──────── Data lines ────────
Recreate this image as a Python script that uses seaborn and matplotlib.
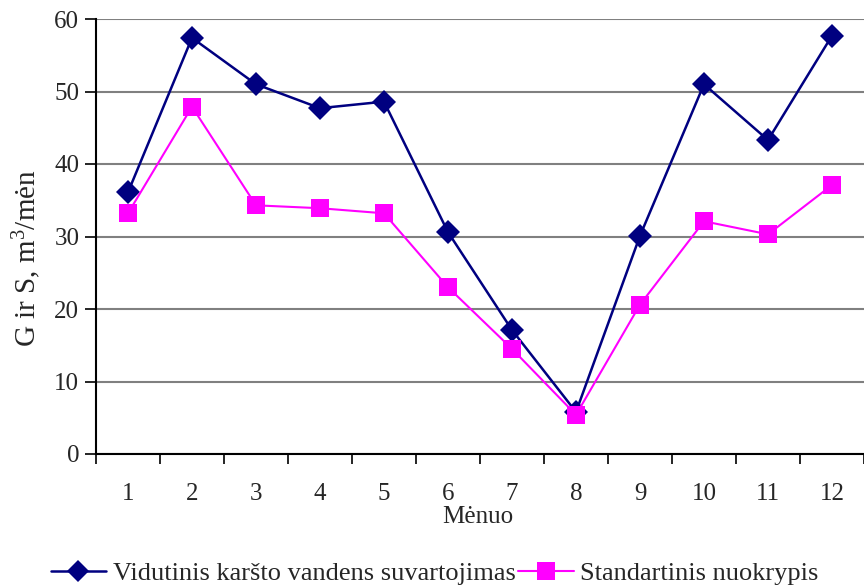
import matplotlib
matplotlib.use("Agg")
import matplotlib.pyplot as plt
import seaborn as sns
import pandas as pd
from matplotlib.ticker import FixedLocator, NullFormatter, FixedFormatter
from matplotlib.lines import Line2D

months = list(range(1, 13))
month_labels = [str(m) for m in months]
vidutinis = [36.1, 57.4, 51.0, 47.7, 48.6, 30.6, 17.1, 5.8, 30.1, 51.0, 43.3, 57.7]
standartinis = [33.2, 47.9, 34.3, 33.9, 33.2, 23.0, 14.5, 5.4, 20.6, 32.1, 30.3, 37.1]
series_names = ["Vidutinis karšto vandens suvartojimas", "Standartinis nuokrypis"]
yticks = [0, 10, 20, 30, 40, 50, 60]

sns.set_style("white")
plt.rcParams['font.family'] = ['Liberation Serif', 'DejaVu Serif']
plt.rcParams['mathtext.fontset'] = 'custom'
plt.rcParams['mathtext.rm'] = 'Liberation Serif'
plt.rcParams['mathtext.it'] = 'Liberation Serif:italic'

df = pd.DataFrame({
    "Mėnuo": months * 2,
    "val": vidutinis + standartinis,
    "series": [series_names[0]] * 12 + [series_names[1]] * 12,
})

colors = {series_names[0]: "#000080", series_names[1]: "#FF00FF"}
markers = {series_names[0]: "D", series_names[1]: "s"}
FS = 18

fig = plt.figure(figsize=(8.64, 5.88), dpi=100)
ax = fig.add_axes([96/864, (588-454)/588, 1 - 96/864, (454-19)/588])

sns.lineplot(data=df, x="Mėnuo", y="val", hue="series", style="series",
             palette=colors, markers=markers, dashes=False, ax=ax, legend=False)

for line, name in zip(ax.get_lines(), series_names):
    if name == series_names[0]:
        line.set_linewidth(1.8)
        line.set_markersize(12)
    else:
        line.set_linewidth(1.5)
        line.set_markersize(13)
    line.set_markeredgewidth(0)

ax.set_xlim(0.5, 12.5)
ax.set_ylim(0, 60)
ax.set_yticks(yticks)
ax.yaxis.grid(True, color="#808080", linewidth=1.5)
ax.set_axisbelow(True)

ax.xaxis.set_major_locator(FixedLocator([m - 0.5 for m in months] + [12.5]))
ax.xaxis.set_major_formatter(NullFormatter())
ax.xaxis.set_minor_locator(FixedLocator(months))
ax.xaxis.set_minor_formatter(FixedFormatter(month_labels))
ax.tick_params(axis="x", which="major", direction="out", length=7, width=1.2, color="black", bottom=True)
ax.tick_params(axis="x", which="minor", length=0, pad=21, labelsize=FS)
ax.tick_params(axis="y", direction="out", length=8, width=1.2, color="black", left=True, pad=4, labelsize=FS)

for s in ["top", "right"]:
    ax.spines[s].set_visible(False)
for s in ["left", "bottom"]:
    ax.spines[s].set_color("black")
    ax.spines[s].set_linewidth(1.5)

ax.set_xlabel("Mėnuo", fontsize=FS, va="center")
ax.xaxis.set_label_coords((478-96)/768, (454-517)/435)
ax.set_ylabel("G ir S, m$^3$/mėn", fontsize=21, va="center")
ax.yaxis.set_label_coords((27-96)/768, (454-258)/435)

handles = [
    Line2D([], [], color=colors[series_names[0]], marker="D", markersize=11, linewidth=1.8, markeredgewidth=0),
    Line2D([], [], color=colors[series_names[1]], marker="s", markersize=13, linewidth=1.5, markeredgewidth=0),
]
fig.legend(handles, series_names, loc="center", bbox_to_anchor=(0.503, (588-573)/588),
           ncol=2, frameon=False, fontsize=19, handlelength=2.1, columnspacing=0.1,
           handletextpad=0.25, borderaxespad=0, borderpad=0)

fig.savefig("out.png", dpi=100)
────────
Set problem: Copy nothing but the lines from the top of the data down to the line containing "yticks = [0, 10, 20, 30, 40, 50, 60]", and leave the pictures out.

Reply:
Recreate this image as a Python script that uses seaborn and matplotlib.
import matplotlib
matplotlib.use("Agg")
import matplotlib.pyplot as plt
import seaborn as sns
import pandas as pd
from matplotlib.ticker import FixedLocator, NullFormatter, FixedFormatter
from matplotlib.lines import Line2D

months = list(range(1, 13))
month_labels = [str(m) for m in months]
vidutinis = [36.1, 57.4, 51.0, 47.7, 48.6, 30.6, 17.1, 5.8, 30.1, 51.0, 43.3, 57.7]
standartinis = [33.2, 47.9, 34.3, 33.9, 33.2, 23.0, 14.5, 5.4, 20.6, 32.1, 30.3, 37.1]
series_names = ["Vidutinis karšto vandens suvartojimas", "Standartinis nuokrypis"]
yticks = [0, 10, 20, 30, 40, 50, 60]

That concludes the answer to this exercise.